- _Supplied information_

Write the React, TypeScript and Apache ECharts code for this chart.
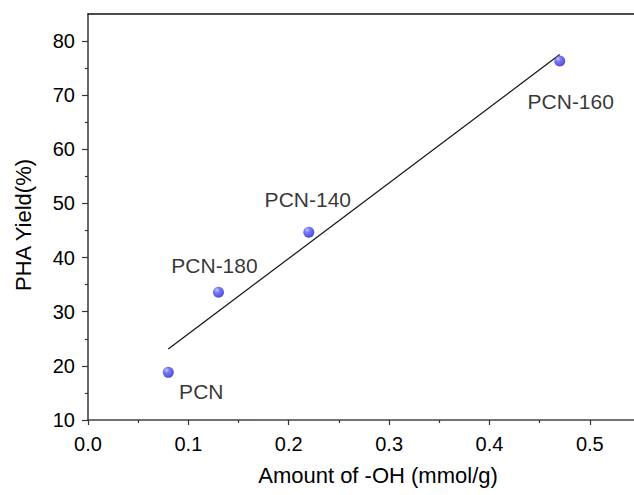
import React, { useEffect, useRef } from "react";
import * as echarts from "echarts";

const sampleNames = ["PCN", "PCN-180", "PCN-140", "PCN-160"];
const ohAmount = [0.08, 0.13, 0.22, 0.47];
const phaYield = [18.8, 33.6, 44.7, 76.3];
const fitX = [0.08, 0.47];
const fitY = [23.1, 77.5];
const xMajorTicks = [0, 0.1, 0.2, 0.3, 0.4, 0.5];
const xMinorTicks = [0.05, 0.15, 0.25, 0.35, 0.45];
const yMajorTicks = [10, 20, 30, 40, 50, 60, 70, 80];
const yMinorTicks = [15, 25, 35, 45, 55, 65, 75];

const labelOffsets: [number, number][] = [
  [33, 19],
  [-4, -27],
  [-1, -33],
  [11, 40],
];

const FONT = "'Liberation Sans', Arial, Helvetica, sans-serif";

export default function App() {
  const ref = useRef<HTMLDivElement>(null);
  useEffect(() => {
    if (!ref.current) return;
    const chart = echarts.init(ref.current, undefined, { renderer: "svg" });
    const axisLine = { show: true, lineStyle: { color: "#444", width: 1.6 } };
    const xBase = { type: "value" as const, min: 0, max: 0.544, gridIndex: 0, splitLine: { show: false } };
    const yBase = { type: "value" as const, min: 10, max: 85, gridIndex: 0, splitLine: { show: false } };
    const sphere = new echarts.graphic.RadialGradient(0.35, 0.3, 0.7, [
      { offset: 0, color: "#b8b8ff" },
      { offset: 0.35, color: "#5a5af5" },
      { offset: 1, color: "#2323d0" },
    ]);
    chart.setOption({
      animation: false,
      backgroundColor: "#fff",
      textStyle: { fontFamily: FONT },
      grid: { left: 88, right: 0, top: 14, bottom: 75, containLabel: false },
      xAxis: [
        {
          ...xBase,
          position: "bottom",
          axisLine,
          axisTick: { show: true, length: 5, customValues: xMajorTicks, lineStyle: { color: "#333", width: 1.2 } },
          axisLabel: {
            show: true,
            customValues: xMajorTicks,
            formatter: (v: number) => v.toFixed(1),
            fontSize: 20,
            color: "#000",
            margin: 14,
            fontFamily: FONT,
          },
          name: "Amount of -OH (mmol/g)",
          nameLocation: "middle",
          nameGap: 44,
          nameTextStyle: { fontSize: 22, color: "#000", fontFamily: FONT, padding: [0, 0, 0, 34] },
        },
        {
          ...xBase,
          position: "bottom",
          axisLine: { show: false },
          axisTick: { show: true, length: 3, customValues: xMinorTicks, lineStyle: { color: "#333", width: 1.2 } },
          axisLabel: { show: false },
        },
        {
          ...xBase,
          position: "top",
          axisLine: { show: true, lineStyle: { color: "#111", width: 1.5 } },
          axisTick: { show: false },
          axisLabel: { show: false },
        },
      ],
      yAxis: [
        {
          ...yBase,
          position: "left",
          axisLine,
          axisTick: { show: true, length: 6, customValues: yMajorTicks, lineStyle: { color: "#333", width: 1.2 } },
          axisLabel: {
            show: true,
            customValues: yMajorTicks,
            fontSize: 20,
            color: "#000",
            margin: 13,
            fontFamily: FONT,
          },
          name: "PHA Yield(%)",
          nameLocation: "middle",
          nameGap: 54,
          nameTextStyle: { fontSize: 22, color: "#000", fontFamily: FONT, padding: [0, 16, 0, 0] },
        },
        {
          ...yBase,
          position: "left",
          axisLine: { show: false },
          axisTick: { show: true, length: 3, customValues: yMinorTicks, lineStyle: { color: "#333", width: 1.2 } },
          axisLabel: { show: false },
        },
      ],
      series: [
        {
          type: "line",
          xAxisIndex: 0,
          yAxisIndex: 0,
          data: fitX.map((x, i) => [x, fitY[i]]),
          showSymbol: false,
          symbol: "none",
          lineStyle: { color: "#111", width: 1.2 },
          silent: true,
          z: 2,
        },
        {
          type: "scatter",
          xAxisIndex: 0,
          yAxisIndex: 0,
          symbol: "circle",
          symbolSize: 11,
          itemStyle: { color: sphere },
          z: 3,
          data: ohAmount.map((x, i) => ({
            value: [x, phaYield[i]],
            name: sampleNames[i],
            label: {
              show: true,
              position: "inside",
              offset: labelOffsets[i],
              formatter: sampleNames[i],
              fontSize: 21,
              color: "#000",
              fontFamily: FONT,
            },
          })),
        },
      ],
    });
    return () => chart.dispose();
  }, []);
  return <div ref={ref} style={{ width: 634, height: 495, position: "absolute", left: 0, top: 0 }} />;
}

- _What is needed_
Every line from the top of the material above through the line with "const yMinorTicks = [15, 25, 35, 45, 55, 65, 75];" should be duplicated exactly, please; leave out the pictures.

- _Task answer_
Write the React, TypeScript and Apache ECharts code for this chart.
import React, { useEffect, useRef } from "react";
import * as echarts from "echarts";

const sampleNames = ["PCN", "PCN-180", "PCN-140", "PCN-160"];
const ohAmount = [0.08, 0.13, 0.22, 0.47];
const phaYield = [18.8, 33.6, 44.7, 76.3];
const fitX = [0.08, 0.47];
const fitY = [23.1, 77.5];
const xMajorTicks = [0, 0.1, 0.2, 0.3, 0.4, 0.5];
const xMinorTicks = [0.05, 0.15, 0.25, 0.35, 0.45];
const yMajorTicks = [10, 20, 30, 40, 50, 60, 70, 80];
const yMinorTicks = [15, 25, 35, 45, 55, 65, 75];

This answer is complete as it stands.